True, but that does also depend on where you store semantic information. Zipping past a nicely packed AST won't buy you much if for every node you have to look up its type or other semantic information somewhere else in memory through some slow process.
Another small trick is to use a "reversed" bump allocator, that starts handing out the memory from the end with the larger addresses. Since AST structures are almost always created bottom-up, children before the parents, the root node at the very end on the return from parseProgram/parseModule/etc. function, you will end up with the AST that has most its pointers pointing forward. This means that during AST walks, you'll be going from lower addresses to the higher ones which I think is actually somewhat faster than the reverse order.
Usually yes, but it's still a neat trick to be aware of. For interpreted scripting languages, parsing can actually be a significant slowdown. Even more so when we start going into text-based network protocols, which also need a parser (is CSS a programming language or a network protocol? :) )
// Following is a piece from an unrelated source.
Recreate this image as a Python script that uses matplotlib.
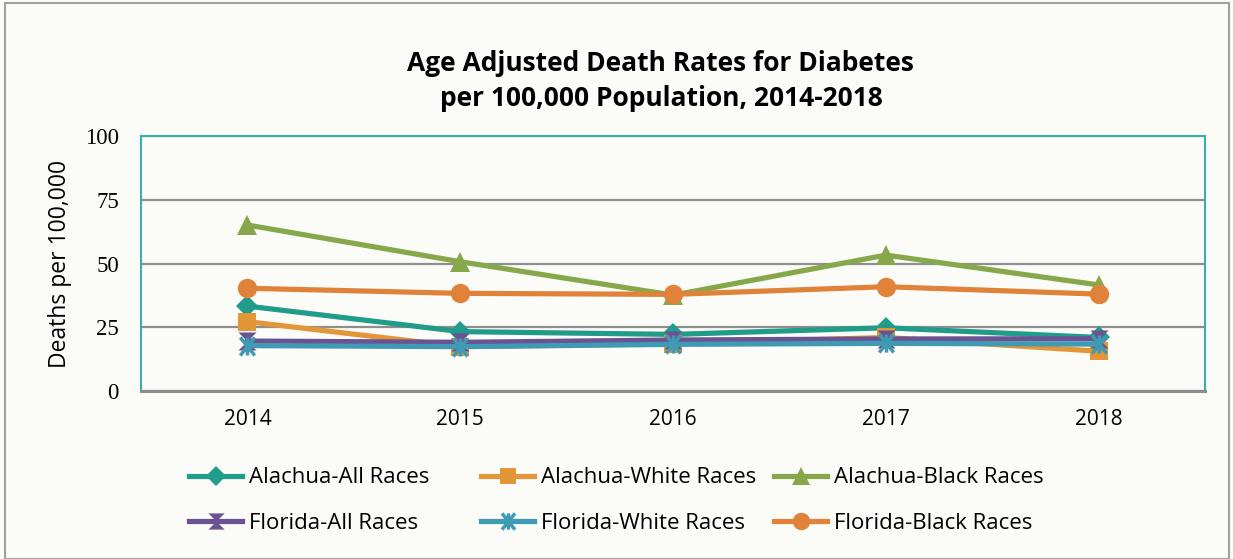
import matplotlib.pyplot as plt
import numpy as np
from matplotlib.path import Path
from matplotlib.patches import Rectangle

years = ['2014', '2015', '2016', '2017', '2018']
alachua_all = [33.3, 23.3, 22.2, 24.8, 21.0]
alachua_white = [27.2, 17.4, 18.5, 21.0, 15.6]
alachua_black = [65.1, 50.7, 37.6, 53.3, 41.6]
florida_all = [19.6, 19.1, 20.0, 20.4, 20.5]
florida_white = [17.8, 17.4, 18.3, 18.7, 18.4]
florida_black = [40.3, 38.3, 37.9, 40.9, 38.0]

# vertical bow-tie marker and asterisk marker (Excel style)
bowtie = Path([(-1, 1), (1, 1), (0, 0), (1, -1), (-1, -1), (0, 0), (-1, 1)],
              [Path.MOVETO, Path.LINETO, Path.LINETO, Path.LINETO,
               Path.LINETO, Path.LINETO, Path.CLOSEPOLY])
aster = Path([(-0.8, -1), (0.8, 1), (-0.8, 1), (0.8, -1), (0, -1), (0, 1)],
             [Path.MOVETO, Path.LINETO, Path.MOVETO, Path.LINETO, Path.MOVETO, Path.LINETO])

series = [
    ('Alachua-All Races', alachua_all, '#229C8A', 'D', 11),
    ('Alachua-White Races', alachua_white, '#E39638', 's', 13),
    ('Alachua-Black Races', alachua_black, '#87A84A', '^', 15),
    ('Florida-All Races', florida_all, '#6B5293', bowtie, 13),
    ('Florida-White Races', florida_white, '#3F9AB3', aster, 13),
    ('Florida-Black Races', florida_black, '#E0823A', 'o', 14),
]

bg = '#FBFBF7'
fig = plt.figure(figsize=(12.33, 5.59), dpi=100, facecolor=bg)
ax = fig.add_axes([0.1144, 0.3005, 0.863, 0.4562], facecolor=bg)

x = np.arange(len(years))
zorders = [4, 5, 3, 6, 7, 8]
handles = []
for (label, vals, color, marker, ms), z in zip(series, zorders):
    if marker is aster:
        h, = ax.plot(x, vals, color=color, lw=3.75, marker=marker, ms=ms,
                     markeredgewidth=2.5, markeredgecolor=color, label=label, zorder=z)
    else:
        h, = ax.plot(x, vals, color=color, lw=3.75, marker=marker, ms=ms,
                     markeredgewidth=0, label=label, zorder=z)
    handles.append(h)

ax.set_xlim(-0.5, 4.5)
ax.set_ylim(0, 100)
ax.set_yticks([0, 25, 50, 75, 100])
ax.set_xticks(x)
ax.set_xticklabels(years, family='Open Sans', fontsize=15)
for t in ax.get_yticklabels():
    t.set_family('Liberation Serif')
    t.set_fontsize(16.5)
ax.tick_params(length=0)
ax.tick_params(axis='y', pad=16)
ax.tick_params(axis='x', pad=13)
ax.grid(axis='y', color='#8E8E8E', lw=1.6)
ax.set_axisbelow(True)
for s in ['top', 'right', 'left']:
    ax.spines[s].set_color('#3AAFA9')
    ax.spines[s].set_linewidth(1.5)
ax.spines['bottom'].set_color('#8C8C8C')
ax.spines['bottom'].set_linewidth(2.2)

ax.set_ylabel('Deaths per 100,000', family='Open Sans', fontsize=16.5, labelpad=9)

fig.text(0.536, 0.855, 'Age Adjusted Death Rates for Diabetes\nper 100,000 Population, 2014-2018',
         ha='center', va='center', fontsize=19, fontweight='bold', family='Open Sans',
         linespacing=1.35)

# three legend columns at fixed, evenly spaced positions (as in Excel)
col_x = [189 / 1233, 481 / 1233, 774 / 1233]
for c in range(3):
    hs = [handles[c], handles[c + 3]]
    leg = fig.legend(hs, [h.get_label() for h in hs], loc='center left',
                     bbox_to_anchor=(col_x[c], 0.1046), frameon=False,
                     prop={'family': 'Open Sans', 'size': 16}, handlelength=2.4,
                     labelspacing=1.1, handletextpad=0.3, borderpad=0,
                     borderaxespad=0, markerscale=0.9)

fig.patches.append(Rectangle((0.004, 0.0), 0.993, 0.995, transform=fig.transFigure,
                             fill=False, edgecolor='#A0A0A0', lw=1.5))

fig.savefig('out.png', dpi=100, facecolor=bg)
(author here) I agree that it's a lot of complexity, and I acknowledge this in the article: You can get quite far with just a bump allocator.

I didn't go into this at all, but the main benefit of this design is how well it interacts with CPU cache. This has almost no effect on the parser, because you're typically just writing the AST, not reading it. I believe that subsequent stages benefit much more from faster traversal.

(By the way, I am a huge fan of your work. Crafting interpreters was my introduction to programming languages!)